Practical best practices

  1. Risk a small fixed percentage of account equity on each trade, often 0.5% to 2% depending on strategy and experience.
  2. Estimate round-trip costs before entering the trade.
  3. Use technical invalidation to sanity-check the stop generated by your risk model.
  4. Leave a cushion between stop loss and estimated liquidation level.
  5. Reduce leverage if the mathematically safe stop is too tight for the asset’s normal volatility.
  6. Review exchange-specific contract documentation because liquidation mechanics differ.

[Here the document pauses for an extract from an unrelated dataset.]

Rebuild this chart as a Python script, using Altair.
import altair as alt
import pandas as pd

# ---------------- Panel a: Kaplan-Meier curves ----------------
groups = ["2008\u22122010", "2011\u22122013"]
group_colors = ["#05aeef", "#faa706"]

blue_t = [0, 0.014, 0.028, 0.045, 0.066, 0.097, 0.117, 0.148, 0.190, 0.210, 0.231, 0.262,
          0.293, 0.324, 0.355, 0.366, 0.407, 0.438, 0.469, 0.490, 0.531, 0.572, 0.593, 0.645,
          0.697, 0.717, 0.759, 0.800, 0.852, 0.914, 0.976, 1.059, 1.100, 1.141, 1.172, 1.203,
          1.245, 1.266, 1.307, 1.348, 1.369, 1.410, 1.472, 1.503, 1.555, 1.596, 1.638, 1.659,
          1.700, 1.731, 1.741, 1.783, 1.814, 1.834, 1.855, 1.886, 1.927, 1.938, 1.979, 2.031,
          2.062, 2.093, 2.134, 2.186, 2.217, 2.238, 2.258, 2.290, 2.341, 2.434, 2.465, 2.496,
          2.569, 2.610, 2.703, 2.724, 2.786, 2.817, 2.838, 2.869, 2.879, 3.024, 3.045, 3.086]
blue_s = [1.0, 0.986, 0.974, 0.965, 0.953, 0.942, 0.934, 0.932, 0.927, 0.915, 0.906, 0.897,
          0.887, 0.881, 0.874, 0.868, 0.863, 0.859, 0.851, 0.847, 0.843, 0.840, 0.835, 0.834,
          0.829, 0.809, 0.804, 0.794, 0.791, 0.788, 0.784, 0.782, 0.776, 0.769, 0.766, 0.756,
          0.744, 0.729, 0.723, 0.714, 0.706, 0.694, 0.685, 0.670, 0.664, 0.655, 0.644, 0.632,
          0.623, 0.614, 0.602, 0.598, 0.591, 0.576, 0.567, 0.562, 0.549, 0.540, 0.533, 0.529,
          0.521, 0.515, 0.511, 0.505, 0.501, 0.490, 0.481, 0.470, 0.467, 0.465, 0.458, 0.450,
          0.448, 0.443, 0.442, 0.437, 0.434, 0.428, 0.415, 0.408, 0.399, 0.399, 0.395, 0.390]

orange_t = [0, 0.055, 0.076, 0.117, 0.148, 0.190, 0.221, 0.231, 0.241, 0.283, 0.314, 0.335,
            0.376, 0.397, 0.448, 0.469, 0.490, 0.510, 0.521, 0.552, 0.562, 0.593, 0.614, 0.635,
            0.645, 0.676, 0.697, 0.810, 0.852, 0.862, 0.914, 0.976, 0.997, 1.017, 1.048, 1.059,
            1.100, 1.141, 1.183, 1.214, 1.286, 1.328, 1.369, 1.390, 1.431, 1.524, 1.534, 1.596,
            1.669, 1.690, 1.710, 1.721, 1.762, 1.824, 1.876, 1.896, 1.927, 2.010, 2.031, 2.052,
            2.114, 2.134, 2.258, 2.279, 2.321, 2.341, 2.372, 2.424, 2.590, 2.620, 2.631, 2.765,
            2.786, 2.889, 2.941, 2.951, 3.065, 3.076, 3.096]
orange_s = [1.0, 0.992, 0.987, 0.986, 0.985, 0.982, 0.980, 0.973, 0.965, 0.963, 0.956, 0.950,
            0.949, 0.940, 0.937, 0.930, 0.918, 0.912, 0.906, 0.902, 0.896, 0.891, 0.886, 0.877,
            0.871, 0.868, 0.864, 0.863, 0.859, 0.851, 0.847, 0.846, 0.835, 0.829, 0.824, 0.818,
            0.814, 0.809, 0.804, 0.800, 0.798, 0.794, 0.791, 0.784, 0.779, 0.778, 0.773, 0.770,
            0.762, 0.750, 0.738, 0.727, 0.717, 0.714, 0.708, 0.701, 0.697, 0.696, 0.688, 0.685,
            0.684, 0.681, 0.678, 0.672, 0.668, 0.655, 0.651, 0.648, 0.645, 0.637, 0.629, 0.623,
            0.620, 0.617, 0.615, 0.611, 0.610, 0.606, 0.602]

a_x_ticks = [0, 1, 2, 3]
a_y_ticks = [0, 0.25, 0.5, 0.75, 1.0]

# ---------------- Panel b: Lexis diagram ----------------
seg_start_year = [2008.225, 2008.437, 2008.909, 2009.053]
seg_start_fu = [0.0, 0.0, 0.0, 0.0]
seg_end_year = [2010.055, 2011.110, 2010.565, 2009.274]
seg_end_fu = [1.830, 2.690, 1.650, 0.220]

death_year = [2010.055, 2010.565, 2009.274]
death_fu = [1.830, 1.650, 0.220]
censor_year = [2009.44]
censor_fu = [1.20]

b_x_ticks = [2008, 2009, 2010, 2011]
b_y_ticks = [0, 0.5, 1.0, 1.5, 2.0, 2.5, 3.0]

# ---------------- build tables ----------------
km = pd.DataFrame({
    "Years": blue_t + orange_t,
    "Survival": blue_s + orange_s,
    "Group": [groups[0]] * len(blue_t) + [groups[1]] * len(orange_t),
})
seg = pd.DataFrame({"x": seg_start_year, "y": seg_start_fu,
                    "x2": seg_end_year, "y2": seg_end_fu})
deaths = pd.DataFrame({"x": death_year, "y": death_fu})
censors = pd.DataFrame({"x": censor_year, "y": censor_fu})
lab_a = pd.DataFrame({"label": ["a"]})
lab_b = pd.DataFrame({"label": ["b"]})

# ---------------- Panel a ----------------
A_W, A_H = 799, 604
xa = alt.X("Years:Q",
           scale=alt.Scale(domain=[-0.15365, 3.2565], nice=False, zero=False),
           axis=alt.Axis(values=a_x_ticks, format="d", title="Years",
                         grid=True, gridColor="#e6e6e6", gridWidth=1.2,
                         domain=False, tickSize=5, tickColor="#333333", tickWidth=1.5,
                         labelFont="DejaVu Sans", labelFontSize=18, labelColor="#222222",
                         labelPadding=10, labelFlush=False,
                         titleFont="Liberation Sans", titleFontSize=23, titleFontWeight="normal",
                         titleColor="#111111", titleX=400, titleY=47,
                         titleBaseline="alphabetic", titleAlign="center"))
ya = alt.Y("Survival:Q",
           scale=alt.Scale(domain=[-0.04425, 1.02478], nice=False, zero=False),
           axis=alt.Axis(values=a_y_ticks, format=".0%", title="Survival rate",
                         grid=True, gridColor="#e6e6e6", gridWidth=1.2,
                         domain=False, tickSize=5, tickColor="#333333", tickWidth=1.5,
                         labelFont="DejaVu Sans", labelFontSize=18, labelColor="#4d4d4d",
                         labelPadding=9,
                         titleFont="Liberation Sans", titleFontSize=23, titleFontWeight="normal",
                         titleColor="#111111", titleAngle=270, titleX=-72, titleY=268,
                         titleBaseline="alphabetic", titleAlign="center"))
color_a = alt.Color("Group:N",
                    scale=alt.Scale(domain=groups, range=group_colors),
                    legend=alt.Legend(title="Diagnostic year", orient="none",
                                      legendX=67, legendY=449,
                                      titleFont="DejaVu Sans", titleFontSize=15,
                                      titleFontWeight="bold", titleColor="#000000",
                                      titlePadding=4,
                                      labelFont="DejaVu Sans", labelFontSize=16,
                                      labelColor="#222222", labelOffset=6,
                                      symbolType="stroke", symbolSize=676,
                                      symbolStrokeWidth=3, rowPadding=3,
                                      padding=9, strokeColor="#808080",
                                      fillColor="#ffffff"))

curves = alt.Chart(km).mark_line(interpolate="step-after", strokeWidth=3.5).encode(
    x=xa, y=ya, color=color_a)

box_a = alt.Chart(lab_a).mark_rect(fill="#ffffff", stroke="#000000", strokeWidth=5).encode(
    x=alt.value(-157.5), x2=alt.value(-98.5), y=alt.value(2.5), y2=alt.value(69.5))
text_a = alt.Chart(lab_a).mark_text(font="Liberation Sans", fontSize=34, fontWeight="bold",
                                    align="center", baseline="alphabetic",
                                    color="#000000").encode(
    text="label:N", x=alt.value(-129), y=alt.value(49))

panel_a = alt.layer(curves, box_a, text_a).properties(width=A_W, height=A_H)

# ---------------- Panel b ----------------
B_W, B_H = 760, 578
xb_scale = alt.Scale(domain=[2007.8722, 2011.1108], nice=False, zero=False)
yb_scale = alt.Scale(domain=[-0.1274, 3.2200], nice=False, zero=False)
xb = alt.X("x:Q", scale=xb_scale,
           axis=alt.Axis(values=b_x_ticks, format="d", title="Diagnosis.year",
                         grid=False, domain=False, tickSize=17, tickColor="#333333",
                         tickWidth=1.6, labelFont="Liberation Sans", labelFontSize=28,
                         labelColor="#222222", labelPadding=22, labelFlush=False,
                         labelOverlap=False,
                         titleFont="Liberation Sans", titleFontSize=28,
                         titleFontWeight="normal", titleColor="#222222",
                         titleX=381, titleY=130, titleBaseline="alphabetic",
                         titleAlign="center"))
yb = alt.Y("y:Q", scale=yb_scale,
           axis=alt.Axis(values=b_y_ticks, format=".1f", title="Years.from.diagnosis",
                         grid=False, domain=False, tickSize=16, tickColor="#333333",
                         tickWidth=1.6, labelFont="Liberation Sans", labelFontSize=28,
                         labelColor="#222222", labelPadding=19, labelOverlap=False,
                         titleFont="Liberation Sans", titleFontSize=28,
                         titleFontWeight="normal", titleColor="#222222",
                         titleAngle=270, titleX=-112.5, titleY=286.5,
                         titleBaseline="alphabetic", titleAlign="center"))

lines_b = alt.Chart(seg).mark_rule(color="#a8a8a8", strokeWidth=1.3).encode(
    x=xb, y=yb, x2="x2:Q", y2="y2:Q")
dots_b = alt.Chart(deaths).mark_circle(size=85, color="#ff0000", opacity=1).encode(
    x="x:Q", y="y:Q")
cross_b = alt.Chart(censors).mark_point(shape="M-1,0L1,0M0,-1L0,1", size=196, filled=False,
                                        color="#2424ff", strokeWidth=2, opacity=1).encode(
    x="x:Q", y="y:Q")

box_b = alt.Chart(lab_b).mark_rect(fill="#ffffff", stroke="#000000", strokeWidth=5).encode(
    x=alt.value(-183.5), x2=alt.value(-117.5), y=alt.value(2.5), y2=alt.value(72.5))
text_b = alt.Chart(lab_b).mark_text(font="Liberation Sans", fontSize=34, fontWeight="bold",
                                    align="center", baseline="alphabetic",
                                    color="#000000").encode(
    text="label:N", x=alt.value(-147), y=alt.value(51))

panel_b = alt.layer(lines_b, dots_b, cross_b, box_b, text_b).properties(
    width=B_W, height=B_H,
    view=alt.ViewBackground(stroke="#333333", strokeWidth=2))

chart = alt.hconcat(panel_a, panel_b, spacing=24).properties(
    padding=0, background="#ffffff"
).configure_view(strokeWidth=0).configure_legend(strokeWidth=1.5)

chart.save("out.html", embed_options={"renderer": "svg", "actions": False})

Authoritative sources for leverage and risk

If you want to deepen your understanding of leveraged trading risk, these public-interest and academic resources are useful starting points:

Final takeaway

To calculate leveraged stop loss properly, start with the amount you can afford to lose, not the amount you hope to make. Convert that risk budget into an allowable adverse percentage move after accounting for notional exposure and fees. Then transform that move into a stop price based on whether the trade is long or short. Finally, compare the result with your technical chart structure and estimated liquidation level. This process is more disciplined, more professional, and far more sustainable than placing arbitrary stops.

If you use the calculator on this page consistently, you will notice an important pattern: as leverage rises, your allowable stop distance shrinks fast. That is the central truth of leveraged trading. The more you borrow, the less room the market has to move against you. Respecting that reality is one of the clearest dividing lines between casual speculation and professional risk management.